The Alamo, 1854

Remembering the Alamo, 185 Years Later

Atlanta Sunny South, May 1905

Chances are, if you were born and raised in Texas, you know the story of the heroic battle of the Alamo that paved the path to an independent Texas; however, if you aren’t familiar with the tale, the story is quite inspiring.

Built on the San Antonio River by Spanish settlers in 1718, the Alamo played a pivotal role in Texan independence. In the 1830s, Mexico controlled Texas. The political tension was building, and some would say a battle was inevitable. In December 1835, a rebel group of Texans led by George Collinsworth and Benjamin Milam overthrew the fort occupied by a Mexican garrison and took control of San Antonio. The Mexicans were not happy.

Newspapers throughout the country provided snippets from Texas.
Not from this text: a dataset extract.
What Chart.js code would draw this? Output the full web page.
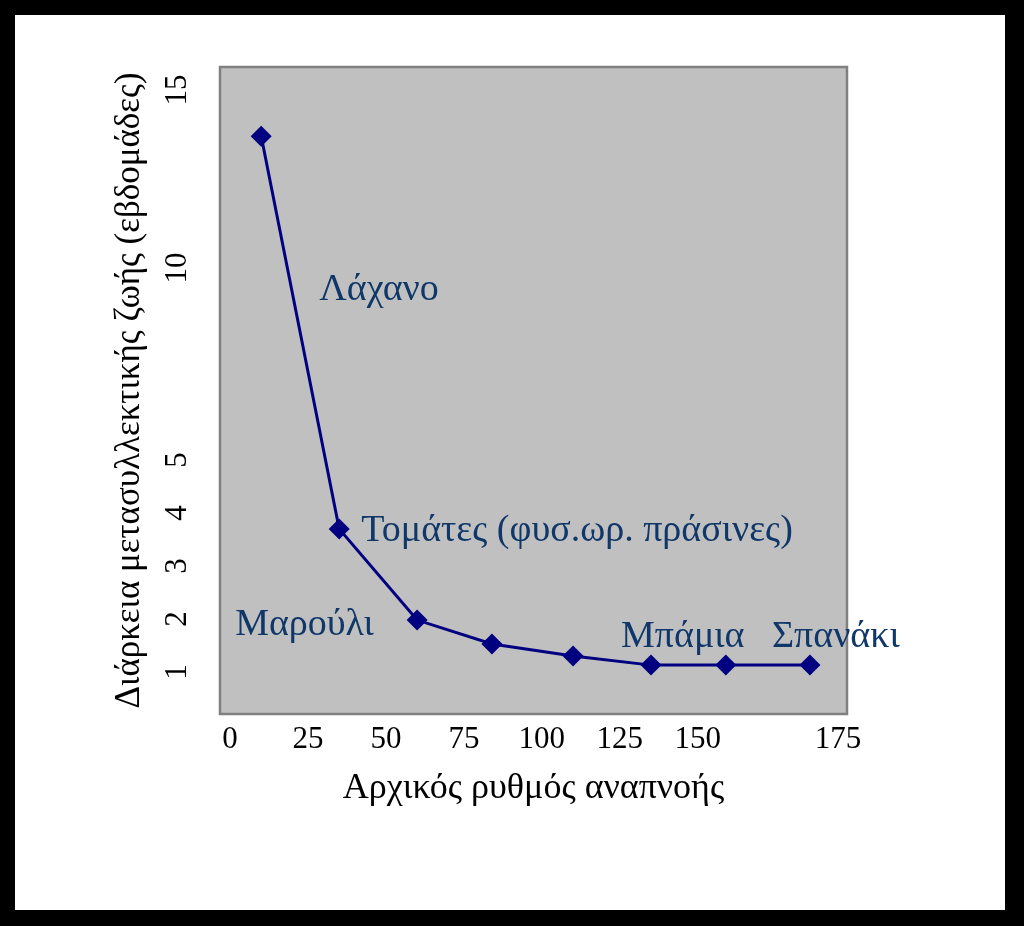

Many of them contained headlines that read “Important from Mexico”, “Late and Important from Texas” or a variation. In the Richmond Enquirer on January 2, 1836, “Important from Mexico” warned of an impending civil war, and that Santa Anna had forced a loan of one million dollars, of which $300,000 he took with him into battle.

“Mexico and Texas” detailed intelligence that only 75 men were in the fort at the Alamo with little provisions. The acting governor of Texas sent out a call for help asking volunteers to go to the defense of San Antonio. News of the time did not travel quickly. It was common for intelligence to come by way of schooner. The Southern Banner reported 4,000 Mexican troops led by General Cos assaulted the Alamo and St. Antonio with a loss of 500 of his best men while the Texans were said to have sustained no loss.

Owensville New Echo, April 1911

The surprisingly graphic nature of the accounts by correspondents in the field revealed the devastation of the attacks. General Sam Houston wrote of a massacre at the Alamo where men, women, and children were murdered and then burned. He described the sad tale of one man who was so desperate to get away with his child that he jumped from a two story building where they both died in the fall.

An emotionally charged letter written by the Colonel Commanding, William B. Travis in the Delaware Gazette detailed the Mexican siege headed by Santa Anna on the garrison. He declared his allegiance and willingness “to die as becomes a soldier”. The urgency of his letter is evident, especially with the addition of two postscripts at the end – one in the name of the Lord and one concerned with the addition of enemy troops daily.

On April 21, 1836, General Sam Houston led the Texan army into combat against Santa Anna’s army, shouting, “Remember the Alamo.” Captain Tarleton’s incredibly detailed account shared in the Republican Banner depicts the battle blow by blow. Eventually, Santa Anna was captured, and on April 22, 1836, an agreement was drawn up to create the Republic of Texas.